The ancient Mayan Chichén Itza – with its 79-foot pyramid, El Castillo, aka the Pyramid of Kulkulkan (or Quetzalcoatl) – dates to 550 AD. Every year on the autumn and spring equinoxes, for about an hour beginning at 4 pm, the light of the sun hits the northwest corner of the pyramid and casts a series of triangular shadows against the northwest balustrade, making it look like a feathered snake is slithering slowly down the pyramid’s staircase from the heavens to join the stone serpent head at the base. Thousands of people travel from around the world to celebrate this spectacle, usually dressed in white to rid themselves of bad vibes and attract positive energy from the sun.


Angkor Wat

During ancient times, kings wanted to connect the earth with the sky, so they’d build temples to take advantage of astronomical phenomena. You can see this at Angkor Wat, a massive stone temple complex built by the Khmer King Suryavarman II in the early 12th century AD. On the morning of the spring equinox, the sun rises up the side of the central tower of the main Angkor temple and seems to exactly crown its peak. (Trivia alert: The Scottish photographer John Thomson in 1866 took the first known pictures of Angkor Wat; they may very well seem like the last ones not full of tourists.
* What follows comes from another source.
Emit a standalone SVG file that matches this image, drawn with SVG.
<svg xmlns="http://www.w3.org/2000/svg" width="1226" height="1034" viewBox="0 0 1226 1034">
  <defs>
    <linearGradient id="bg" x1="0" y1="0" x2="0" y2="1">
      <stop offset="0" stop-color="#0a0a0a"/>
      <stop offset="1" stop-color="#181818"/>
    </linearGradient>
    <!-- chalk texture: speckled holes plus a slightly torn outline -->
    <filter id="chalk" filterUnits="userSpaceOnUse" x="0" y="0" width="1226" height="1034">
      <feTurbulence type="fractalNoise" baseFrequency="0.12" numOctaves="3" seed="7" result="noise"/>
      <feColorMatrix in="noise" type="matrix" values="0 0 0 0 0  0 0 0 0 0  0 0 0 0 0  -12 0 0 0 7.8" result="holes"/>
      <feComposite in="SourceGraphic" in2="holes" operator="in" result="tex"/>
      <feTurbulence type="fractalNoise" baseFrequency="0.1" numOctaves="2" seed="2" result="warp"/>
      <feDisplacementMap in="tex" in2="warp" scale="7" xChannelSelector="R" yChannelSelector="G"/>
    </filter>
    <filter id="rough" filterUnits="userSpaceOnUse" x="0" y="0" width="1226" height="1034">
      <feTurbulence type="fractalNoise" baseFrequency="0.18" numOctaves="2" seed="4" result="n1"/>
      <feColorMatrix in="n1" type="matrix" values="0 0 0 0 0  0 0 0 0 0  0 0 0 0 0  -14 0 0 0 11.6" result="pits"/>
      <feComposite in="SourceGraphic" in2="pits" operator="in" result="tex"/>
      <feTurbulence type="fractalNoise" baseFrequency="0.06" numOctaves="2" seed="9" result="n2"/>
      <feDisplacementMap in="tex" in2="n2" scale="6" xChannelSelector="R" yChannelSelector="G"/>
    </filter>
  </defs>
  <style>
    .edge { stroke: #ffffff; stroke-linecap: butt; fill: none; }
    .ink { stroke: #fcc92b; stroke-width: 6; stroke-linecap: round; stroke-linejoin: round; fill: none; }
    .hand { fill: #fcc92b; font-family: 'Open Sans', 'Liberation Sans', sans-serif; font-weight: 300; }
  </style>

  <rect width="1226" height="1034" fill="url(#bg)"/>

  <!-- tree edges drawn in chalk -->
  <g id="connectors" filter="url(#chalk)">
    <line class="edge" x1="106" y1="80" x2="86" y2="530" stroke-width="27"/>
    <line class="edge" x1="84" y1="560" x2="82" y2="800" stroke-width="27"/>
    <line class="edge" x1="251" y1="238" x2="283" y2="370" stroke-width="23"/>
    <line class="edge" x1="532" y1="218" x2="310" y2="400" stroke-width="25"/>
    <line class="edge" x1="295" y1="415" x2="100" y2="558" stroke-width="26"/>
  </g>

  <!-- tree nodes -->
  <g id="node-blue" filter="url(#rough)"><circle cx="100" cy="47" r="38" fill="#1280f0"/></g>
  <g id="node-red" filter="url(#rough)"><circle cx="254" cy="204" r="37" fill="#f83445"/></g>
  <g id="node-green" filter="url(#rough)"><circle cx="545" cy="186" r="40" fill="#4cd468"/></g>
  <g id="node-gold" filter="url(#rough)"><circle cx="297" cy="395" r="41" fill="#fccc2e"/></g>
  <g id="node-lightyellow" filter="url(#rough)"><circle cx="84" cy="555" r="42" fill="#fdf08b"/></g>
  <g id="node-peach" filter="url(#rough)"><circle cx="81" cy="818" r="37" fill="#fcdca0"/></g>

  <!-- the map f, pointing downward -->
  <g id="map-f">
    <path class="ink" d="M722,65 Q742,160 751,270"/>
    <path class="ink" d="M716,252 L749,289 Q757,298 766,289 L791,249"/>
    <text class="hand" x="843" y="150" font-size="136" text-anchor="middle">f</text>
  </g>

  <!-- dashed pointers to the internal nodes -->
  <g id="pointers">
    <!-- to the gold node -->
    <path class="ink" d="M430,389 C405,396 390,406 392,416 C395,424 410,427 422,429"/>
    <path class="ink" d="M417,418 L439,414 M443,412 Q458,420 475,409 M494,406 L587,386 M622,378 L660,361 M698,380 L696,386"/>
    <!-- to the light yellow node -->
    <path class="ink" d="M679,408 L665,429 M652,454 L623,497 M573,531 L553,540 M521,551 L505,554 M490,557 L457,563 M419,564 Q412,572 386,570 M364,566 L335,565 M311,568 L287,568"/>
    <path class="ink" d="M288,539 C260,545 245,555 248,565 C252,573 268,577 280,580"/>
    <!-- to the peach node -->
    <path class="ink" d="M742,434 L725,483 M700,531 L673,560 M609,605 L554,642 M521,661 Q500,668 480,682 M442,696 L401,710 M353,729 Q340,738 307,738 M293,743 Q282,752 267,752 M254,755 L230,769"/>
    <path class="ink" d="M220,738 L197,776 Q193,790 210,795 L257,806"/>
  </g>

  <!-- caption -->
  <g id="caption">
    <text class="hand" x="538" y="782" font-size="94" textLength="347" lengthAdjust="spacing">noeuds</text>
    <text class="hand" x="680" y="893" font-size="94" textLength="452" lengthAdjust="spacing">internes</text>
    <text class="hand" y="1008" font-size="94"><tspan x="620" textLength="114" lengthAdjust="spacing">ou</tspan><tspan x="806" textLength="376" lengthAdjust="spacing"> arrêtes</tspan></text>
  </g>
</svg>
For help capturing the sunrise – and making it look like you were the only one there – try Angkor Photography Tours.)


Zenica

In the central Bosnian city of Zenica, people put a little spring in their breakfast by making kiddie-swimming-pool-size pans of that traditional symbol of the season: eggs. The holiday is called Cimburijada – literally, the Festival of Scrambled Eggs – and some townspeople even pitch tents the night before so as not to miss the dawn festivities, held in the Kamberovica field, next to the Bosna [CQ] River. (The celebrations also involve alcohol, which may or may not eventually lead to the first dip of the season in the icy river.)

Malta

A thousand years before the ancient Egyptians built the Great Pyramid at Giza, inhabitants on the island of Malta built the megalithic limestone Mnajdra Prehistoric Temples – making them perhaps the earliest free-standing structures that still exist. There are three temple complexes, each arranged in figure 8s. The complex that faces east was likely a solar observatory, and with its spiral carvings and dotted patterns, it’s always atmospheric. But at sunrise on the equinox, a ray of sun illuminates the altar, giving the ancient place a hushed, holy feeling.


Uzbekistan

After Uzbekistan declared its independence from the former Soviet Union in 1991, a revival of the ancient customs and traditions of the Uzbek people began. One of those is Navruz, a spring equinox holiday (it’s also the Persian New Year, and it’s celebrated around central and western Asia in different ways.) The traditional meal is sumalyak, a dish of sprouted grains – a symbol of life, abundance and health – that women cook slowly all night, singing while they stir. (Sumalyak tastes like molasses-flavored cream of wheat, and with the first bite, you should make a wish.) There are also impromptu street fairs, traditional music and dancing, plus sporting competitions, some of which you can see during with a Navruz Tour.